My analysis of how Kirk and McCabe, working at the state and local levels, leveraged the specific characteristics of television news to reach national television audiences also builds on work on television news and social movements by Bonnie Dow, Todd Giltin, Gaye Tuchman, as well as local histories of school desegregation and busing by historians like William Chafe, Davison Douglas, Ronald Formisano, Brett Gadsden, Tracy K’Meyer, Gregory Jacobs and Robert Pratt. These angles of analysis are important, because despite important case studies on busing in metropolitan areas, social and political historians have not attended to the media strategies of anti-busing protestors or how television news framed local busing fights as part of a larger national story. Similarly, none of public policy scholar Gary Orfield’s extensive publications on busing and school desegregation make more than a passing mention of television, nor do the works of analysts, like Christine Rossell or David Armor, who argued against busing.
Focusing on television coverage of busing also offers a new angle from which to examine what historian Matthew Lassiter calls 'regional convergence.' As Lassiter describes, the Nixon administration contributed to, and benefited from, the South converging with the North, East and West, to form a new national politics in which the rights and consumer preferences of white middle-class (largely suburban) homeowners were paramount.
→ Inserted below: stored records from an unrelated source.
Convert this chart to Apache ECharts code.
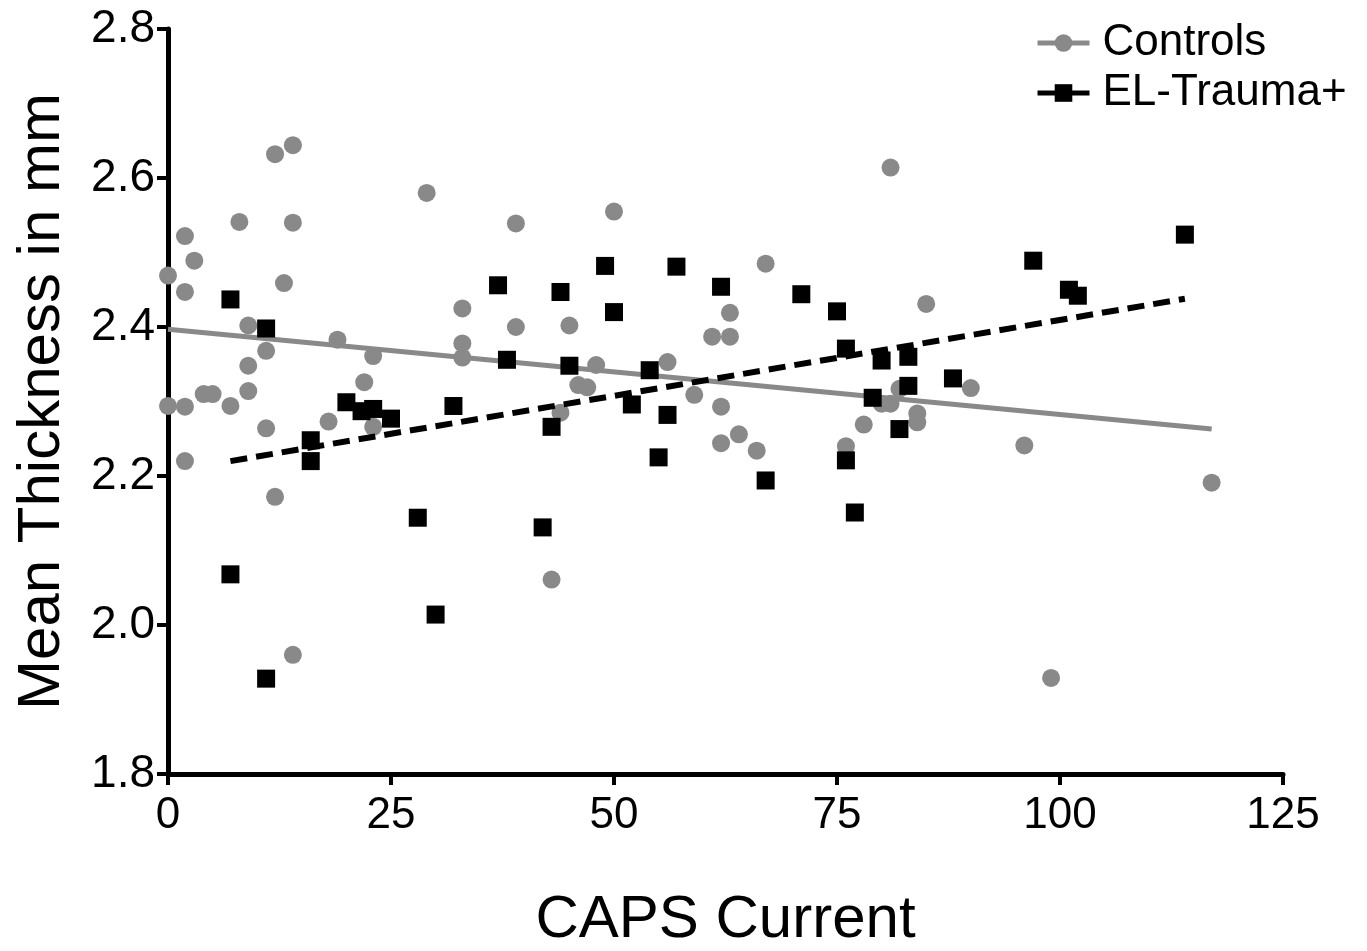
<!DOCTYPE html>
<html>
<head>
<meta charset="utf-8">
<script src="https://cdn.jsdelivr.net/npm/echarts@6/dist/echarts.min.js"></script>
<style>
html,body{margin:0;padding:0;background:#fff;}
#chart{width:1367px;height:951px;}
</style>
</head>
<body>
<div id="chart"></div>
<script>
// ---- data ----
const xAxisRange = { min: 0, max: 125, interval: 25 };
const yAxisRange = { min: 1.8, max: 2.8, interval: 0.2 };
const seriesNames = ['Controls', 'EL-Trauma+'];

// Controls: [CAPS Current, Mean Thickness]
const controlsPoints = [
  [0, 2.469], [0, 2.294], [1.9, 2.522], [1.9, 2.447], [1.9, 2.293], [1.9, 2.220],
  [2.95, 2.489], [4, 2.310], [5, 2.310], [7, 2.294], [8, 2.541], [9, 2.402],
  [9, 2.348], [9, 2.314], [11, 2.368], [11, 2.264], [12, 2.632], [12, 2.172],
  [13, 2.459], [14, 2.644], [14, 2.540], [14, 1.960], [18, 2.273], [19, 2.383],
  [22, 2.326], [23, 2.361], [23, 2.266], [29, 2.580], [33, 2.425], [33, 2.378],
  [33, 2.359], [39, 2.539], [39, 2.400], [43, 2.061], [44, 2.285], [45, 2.402],
  [46, 2.322], [47, 2.319], [48, 2.349], [50, 2.555], [56, 2.353], [59, 2.309],
  [61, 2.387], [62, 2.293], [62, 2.244], [63, 2.419], [63, 2.387], [64, 2.256],
  [66, 2.234], [67, 2.485], [76, 2.240], [78, 2.269], [80, 2.297], [81, 2.297],
  [81, 2.614], [82, 2.317], [84, 2.284], [84, 2.272], [85, 2.431], [90, 2.318],
  [96, 2.241], [99, 1.929], [117, 2.191]
];

// EL-Trauma+: [CAPS Current, Mean Thickness]
const traumaPoints = [
  [7, 2.437], [7, 2.068], [11, 2.398], [11, 1.928], [16, 2.248], [16, 2.220],
  [20, 2.299], [21.7, 2.287], [23, 2.290], [25, 2.277], [28, 2.144], [30, 2.014],
  [32, 2.294], [37, 2.456], [38, 2.356], [42, 2.131], [43, 2.266], [44, 2.447],
  [45, 2.348], [49, 2.482], [50, 2.420], [52, 2.296], [54, 2.342], [55, 2.225],
  [56, 2.282], [57, 2.481], [62, 2.454], [67, 2.194], [71, 2.444], [75, 2.421],
  [76, 2.371], [76, 2.221], [77, 2.151], [79, 2.305], [80, 2.355], [82, 2.263],
  [83, 2.360], [83, 2.321], [88, 2.331], [97, 2.489], [101, 2.450], [102, 2.442],
  [114, 2.524]
];

// fitted lines (end points)
const controlsFit = [[0, 2.397], [117, 2.263]];
const traumaFit = [[7, 2.220], [114, 2.438]];

const axisTitleX = 'CAPS Current';
const axisTitleY = 'Mean Thickness in mm';

// ---- chart ----
const FONT = "'Liberation Sans', Arial, Helvetica, sans-serif";
const GRAY = '#898989';
const chart = echarts.init(document.getElementById('chart'), null, { renderer: 'canvas' });

const axisCommon = {
  axisLine: { show: true, onZero: false, lineStyle: { color: '#000', width: 5 } },
  axisTick: { show: true, inside: false, length: 11, lineStyle: { color: '#000', width: 4 } },
  splitLine: { show: false },
  nameLocation: 'middle',
  nameTextStyle: { fontFamily: FONT, fontSize: 60, color: '#000' }
};

chart.setOption({
  animation: false,
  backgroundColor: '#fff',
  grid: { left: 168, right: 84, top: 29, bottom: 177, containLabel: false, outerBoundsMode: 'none' },
  legend: {
    data: seriesNames,
    orient: 'vertical',
    left: 1030,
    top: 13,
    itemWidth: 52,
    itemHeight: 22,
    itemGap: 0,
    lineStyle: { type: 'solid', width: 5 },
    textStyle: { fontFamily: FONT, fontSize: 44, color: '#000', lineHeight: 50, padding: [0, 0, 0, 8] }
  },
  xAxis: Object.assign({}, axisCommon, {
    type: 'value',
    min: xAxisRange.min, max: xAxisRange.max, interval: xAxisRange.interval,
    name: axisTitleX,
    nameGap: 116,
    axisLabel: { fontFamily: FONT, fontSize: 44, color: '#000', margin: 20 }
  }),
  yAxis: Object.assign({}, axisCommon, {
    type: 'value',
    min: yAxisRange.min, max: yAxisRange.max, interval: yAxisRange.interval,
    name: axisTitleY,
    nameGap: 96,
    axisLabel: { fontFamily: FONT, fontSize: 46, color: '#000', margin: 13,
      formatter: v => v.toFixed(1) }
  }),
  series: [
    {
      name: seriesNames[0], type: 'line', data: controlsFit,
      symbol: 'circle', showSymbol: false, z: 3,
      itemStyle: { color: GRAY },
      lineStyle: { color: GRAY, width: 5 }
    },
    {
      name: seriesNames[1], type: 'line', data: traumaFit,
      symbol: 'rect', showSymbol: false, z: 5,
      itemStyle: { color: '#000' },
      lineStyle: { color: '#000', width: 6, type: [17, 9] }
    },
    {
      name: seriesNames[0], type: 'scatter', data: controlsPoints,
      symbol: 'circle', symbolSize: 18, z: 2,
      itemStyle: { color: GRAY, opacity: 1 }
    },
    {
      name: seriesNames[1], type: 'scatter', data: traumaPoints,
      symbol: 'rect', symbolSize: 18, z: 4,
      itemStyle: { color: '#000', opacity: 1 }
    }
  ]
});
</script>
</body>
</html>
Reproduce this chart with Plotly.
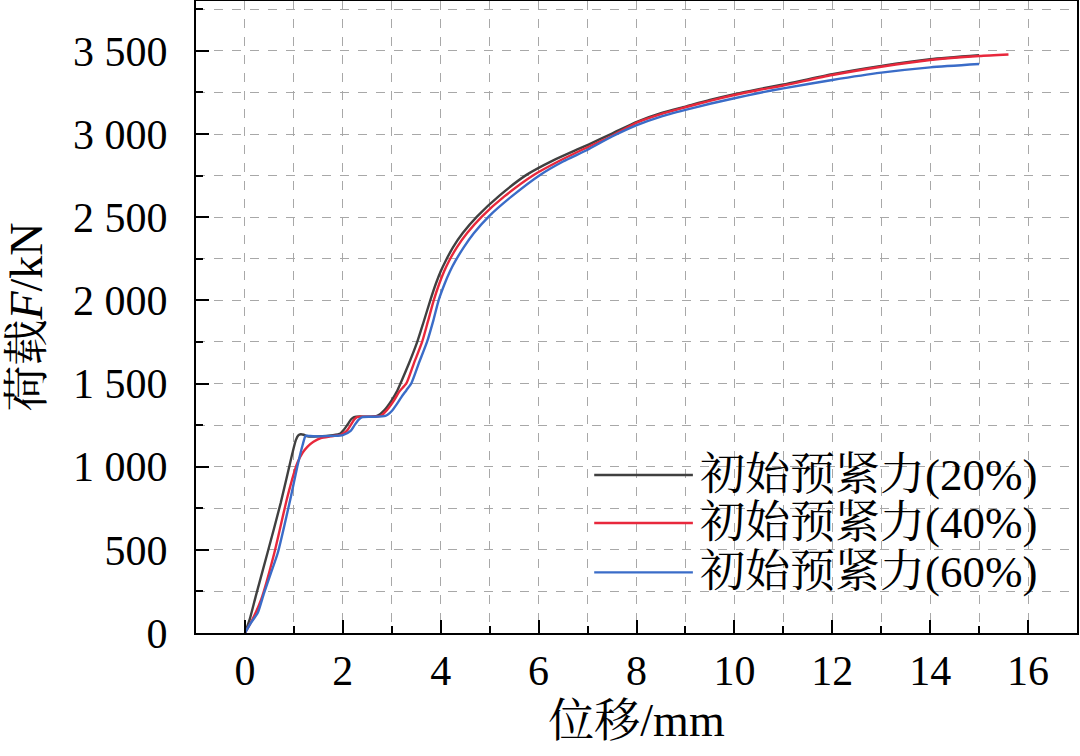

This political platform disavowed explicit appeals to anti-black racism in favor of color-blind rhetoric to justify segregated neighbourhoods and schools. Nixon called these voters the 'Silent Majority' (and elsewhere the 'Forgotten Americans' and the 'New American Majority'). Television coverage of busing played an important role in this regional convergence because newscasts made it clear that resistance to school integration was not unique to the South. Anti-busing protests in Louisville and Memphis looked a lot like protests in Cleveland and Seattle and television helped to make this regional convergence visible. Television networks, encouraged both by commercial interests and charges of liberal bias from the Nixon administration and other conservative critics, were invested in articulating their national reach to viewers and advertisers. Where the Nixon administration saw white suburban families as the 'Silent Majority,' television news networks saw these same households as their largest and most profitable demographic. Nixon’s statements on busing, like the 1972 March speech, made this regional convergence explicit, emphasizing that cities and school districts in the 'North, East, West, and South…have been torn apart in debate over this issue.' If television viewers watching Nixon’s speech needed evidence of the national reach of the busing issue, they only needed to watch the nightly news for an update on Irene McCabe’s 620-mile trek from Pontiac to Washington D.C. in support of a constitutional amendment sponsored by Norman Lent, a U.S. congressman from New York. Television news made busing battles in Bradenton and Pontiac meaningful for national audience, but did little to illuminate the historical and legal context for segregated schools in these cities.